I just heard a lady sitting at the table next to me say, “My burger is confusing.”
That’s it. I’m done with people.
When you’re dragging a boat full of sailors to its watery doom then suddenly remember you left the oven on
I cannot imagine marrying my high school sweetheart, sorry but I’m not growing old with someone who knows what my eyebrows looked like in the early 2000s
daughter: what if the easter bunny actually is a huge rabbit
me: heh what else could it be
daughter: [leaves]
me: [alone w my thoughts] what else could it be
When I die, I hope I have enough time to point at a complete stranger and whisper “you did this.”
my perfume shop will have selections like eau de fresh bread, eau de sizzling bacon or eau de piping hot coffee
Pro tip: Next time you’re at a bar, go up to a woman & whisper “Hey, wanna get outta here?”
If she says yes, you can sit where she was.
I will never be a cocomelon parent you gone sit here n watch the wire season 4
NATE (naive): Want to share a pickle with me? Oh wait, I don’t have a knife.
ME (has seen Lady and the Tramp): Don’t even worry, pal.
Why do we call them “restrictions,” anyway?
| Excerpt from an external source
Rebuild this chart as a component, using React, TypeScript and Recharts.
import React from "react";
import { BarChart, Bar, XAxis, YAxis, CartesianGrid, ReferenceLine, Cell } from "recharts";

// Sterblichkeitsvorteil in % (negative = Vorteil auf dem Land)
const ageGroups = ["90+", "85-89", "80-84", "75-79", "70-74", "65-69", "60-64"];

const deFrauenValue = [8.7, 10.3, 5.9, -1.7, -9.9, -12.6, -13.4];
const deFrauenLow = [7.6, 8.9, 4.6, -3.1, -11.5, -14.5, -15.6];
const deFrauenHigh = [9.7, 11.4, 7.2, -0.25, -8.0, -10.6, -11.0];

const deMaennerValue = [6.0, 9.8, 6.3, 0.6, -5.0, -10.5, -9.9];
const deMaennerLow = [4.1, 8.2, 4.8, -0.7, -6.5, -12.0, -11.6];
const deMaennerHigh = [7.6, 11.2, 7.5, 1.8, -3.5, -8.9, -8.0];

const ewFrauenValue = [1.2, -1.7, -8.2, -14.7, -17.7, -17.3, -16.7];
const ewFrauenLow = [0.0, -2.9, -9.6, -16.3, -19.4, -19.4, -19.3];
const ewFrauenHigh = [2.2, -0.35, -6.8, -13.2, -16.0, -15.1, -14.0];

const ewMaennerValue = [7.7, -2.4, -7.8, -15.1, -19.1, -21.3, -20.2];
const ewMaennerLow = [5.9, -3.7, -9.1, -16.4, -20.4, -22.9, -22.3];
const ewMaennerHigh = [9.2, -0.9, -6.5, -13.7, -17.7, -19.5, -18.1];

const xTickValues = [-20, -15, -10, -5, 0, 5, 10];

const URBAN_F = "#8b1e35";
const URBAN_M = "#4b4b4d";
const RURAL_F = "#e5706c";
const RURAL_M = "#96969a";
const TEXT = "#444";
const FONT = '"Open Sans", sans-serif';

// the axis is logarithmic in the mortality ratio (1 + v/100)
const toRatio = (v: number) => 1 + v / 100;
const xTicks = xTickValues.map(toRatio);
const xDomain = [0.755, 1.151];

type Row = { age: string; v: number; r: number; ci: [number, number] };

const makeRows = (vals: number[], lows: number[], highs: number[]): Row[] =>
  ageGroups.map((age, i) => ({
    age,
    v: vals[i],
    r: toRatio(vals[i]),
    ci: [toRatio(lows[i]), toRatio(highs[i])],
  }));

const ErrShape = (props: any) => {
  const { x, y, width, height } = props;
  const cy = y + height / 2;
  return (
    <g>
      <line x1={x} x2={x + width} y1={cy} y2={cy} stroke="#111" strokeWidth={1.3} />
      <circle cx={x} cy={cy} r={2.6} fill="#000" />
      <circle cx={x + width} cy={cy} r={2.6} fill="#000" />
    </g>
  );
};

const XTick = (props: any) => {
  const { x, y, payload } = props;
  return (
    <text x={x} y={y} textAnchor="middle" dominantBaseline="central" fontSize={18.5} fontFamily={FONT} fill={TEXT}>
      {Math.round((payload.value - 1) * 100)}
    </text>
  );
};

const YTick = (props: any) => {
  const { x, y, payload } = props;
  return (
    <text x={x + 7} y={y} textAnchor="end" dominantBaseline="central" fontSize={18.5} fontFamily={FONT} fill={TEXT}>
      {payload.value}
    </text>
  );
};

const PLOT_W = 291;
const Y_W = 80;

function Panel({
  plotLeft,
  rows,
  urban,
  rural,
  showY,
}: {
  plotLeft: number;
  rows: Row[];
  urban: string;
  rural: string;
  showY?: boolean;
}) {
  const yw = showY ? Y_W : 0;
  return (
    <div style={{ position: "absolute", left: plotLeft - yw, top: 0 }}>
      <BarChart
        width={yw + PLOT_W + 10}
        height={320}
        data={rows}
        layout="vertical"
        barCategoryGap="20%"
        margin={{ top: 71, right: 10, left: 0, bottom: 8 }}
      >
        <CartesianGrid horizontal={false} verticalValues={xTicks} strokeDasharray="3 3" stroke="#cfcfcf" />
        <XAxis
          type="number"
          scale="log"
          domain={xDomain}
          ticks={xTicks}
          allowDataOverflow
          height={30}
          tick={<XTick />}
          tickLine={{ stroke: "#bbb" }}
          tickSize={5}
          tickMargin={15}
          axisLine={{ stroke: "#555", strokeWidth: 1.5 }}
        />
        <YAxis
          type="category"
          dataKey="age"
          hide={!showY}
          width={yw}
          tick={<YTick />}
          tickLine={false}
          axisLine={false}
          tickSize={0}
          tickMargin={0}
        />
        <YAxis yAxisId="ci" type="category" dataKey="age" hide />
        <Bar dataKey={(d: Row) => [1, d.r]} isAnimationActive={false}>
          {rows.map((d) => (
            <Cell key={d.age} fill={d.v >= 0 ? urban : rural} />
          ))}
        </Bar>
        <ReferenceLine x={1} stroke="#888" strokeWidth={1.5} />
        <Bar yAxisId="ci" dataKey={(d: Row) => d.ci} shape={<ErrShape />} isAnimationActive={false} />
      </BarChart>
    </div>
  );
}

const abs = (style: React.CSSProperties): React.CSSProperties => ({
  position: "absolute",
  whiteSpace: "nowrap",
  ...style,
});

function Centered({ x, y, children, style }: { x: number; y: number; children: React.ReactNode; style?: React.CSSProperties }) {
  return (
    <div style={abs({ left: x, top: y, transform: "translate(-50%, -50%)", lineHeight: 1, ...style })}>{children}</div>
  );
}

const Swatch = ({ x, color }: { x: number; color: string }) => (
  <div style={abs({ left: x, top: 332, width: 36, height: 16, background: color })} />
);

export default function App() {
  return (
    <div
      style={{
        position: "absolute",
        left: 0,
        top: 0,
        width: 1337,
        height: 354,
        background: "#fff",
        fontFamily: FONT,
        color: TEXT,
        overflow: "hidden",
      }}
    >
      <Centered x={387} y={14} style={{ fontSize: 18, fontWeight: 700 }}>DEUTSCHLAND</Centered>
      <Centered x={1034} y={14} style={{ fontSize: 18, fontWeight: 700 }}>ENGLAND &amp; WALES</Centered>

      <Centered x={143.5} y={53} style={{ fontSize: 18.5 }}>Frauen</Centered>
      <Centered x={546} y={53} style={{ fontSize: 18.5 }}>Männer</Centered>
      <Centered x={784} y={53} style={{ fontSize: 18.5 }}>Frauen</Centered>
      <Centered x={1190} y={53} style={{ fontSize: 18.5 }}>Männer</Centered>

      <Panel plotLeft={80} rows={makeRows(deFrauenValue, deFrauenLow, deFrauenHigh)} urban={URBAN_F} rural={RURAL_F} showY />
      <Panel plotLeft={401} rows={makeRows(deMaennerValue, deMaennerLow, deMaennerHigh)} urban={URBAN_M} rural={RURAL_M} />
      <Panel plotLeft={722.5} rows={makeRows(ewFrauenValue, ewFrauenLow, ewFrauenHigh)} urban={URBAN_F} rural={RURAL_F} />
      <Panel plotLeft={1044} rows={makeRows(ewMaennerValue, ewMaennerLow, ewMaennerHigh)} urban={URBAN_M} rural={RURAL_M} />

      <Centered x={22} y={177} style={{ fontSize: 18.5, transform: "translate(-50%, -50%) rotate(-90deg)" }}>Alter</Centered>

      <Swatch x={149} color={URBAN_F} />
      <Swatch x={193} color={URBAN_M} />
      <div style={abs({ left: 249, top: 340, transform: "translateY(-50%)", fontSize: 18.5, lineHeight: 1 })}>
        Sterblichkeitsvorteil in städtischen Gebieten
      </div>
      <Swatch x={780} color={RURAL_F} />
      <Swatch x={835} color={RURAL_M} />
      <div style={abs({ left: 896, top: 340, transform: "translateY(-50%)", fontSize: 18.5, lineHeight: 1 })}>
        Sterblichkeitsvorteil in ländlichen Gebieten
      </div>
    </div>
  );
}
Do you look at a life-jacket and think “there’s my drowning restriction”?
Them: what kind of friend are you?
Me: idk Phoebe maybe
stranger: is this snake poisonous?
us: nah fam,
stranger: *picks up snake, gets bitten, starts foaming at the mouth*
us: it’s venomous tho
[me giving tour of city landmarks]
and on your left you’ll see a corgi in a bandana—he’s not part of the tour but let’s go get a closer look
*house explodes into flames*
Kids: mom, what’s for dinner?
Scarecrow: why aren’t u scared of me?
Batman: why would…wait. do u think I’m a crow?
SC: ur not a crow?
BM: *hurt* No *quietly* I’m a bat
roses are red,
what happened to “yeet”?
are we still dabbing?
heyooo send tweet.
I wonder if there are introvert birds who get tired of all the chatter coming from the extrovert birds.
A guy in line next to me just asked me to hold his coffee and I’m like I’m not looking for anything serious right now.
There were no suspicious people alerts on nextdoor today so Susie over on Mystic Ave has either been kidnapped or is dead
Juliet: Wherefore art thou, Romeo-
Romeo: Cool fact: wherefore means why
Juliet: Well-
Romeo: So you’re asking why I am
Juliet:
Romeo [hand on her shoulder]: it’s because my dad banged my mom
breaking into your house and inventorying your pantry so you know what you need the next time you go to costco
Interviewer : So you’re super fast at math?
Me : Yup
I : Ok, what’s 346×48?
Me : 804
I : That’s not correct
Me : Fast though.
Friend 1: I do P90x to stay in shape
Friend 2: I just started crossfit
Me: Pssh, I just kiss my kids when they have a stomach bug.